Why is this worth mentioning? The point is less that the Japanese people as individuals are exceptionally racially intolerant. Rather it is that the Japanese system, qua system, is programmed to maintain racial purity — and to do so while remaining under the radar of American criticism. Although there seems to be no publicly available record of what happened in the late 1940s and early 1950s, a reasonable inference is that the Japanese authorities found ways to move mixed-race children abroad, typically probably almost immediately they were born. Yet nothing of this was reported at the time or later. Even countless American academic researchers who pride themselves on their political correctness have steered clear of the subject. Probably advisedly so, if they want to remain in receipt of the Tokyo-controlled funding that suffuses the Japan studies field. (Even when funding comes from ostensibly American corporations, it typically comes from the Japanese subsidiaries of such corporations. Japanese executives, responding to Japanese bureaucratic “guidance,” determine where the money goes, and recipients who go too far in speaking truth to power find themselves quickly frozen out.)

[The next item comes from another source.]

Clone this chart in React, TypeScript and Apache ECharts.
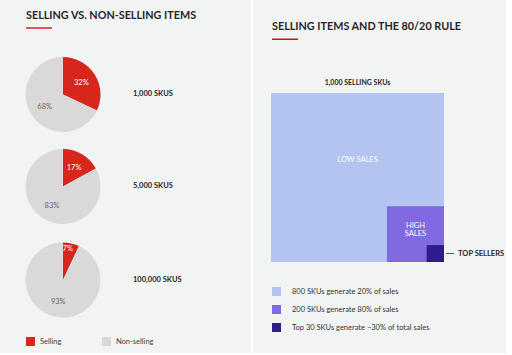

Note as of June 24: This commentary has evoked an exceptionally vitriolic response. My critics suggest that among other things I have an agenda and that I know nothing about Japan. What is absent is any direct quotes to show I am wrong. Rather, straw-man arguments have been used in which statements have been attributed to me that I never made. My point stands: the fate of thousands of babies conceived during the occupation has been swept under the rug. American scholars, correspondents, and other Japan watchers have evidently concluded that in this matter, as in so many other aspects of Japanology, discretion is the better part of valor.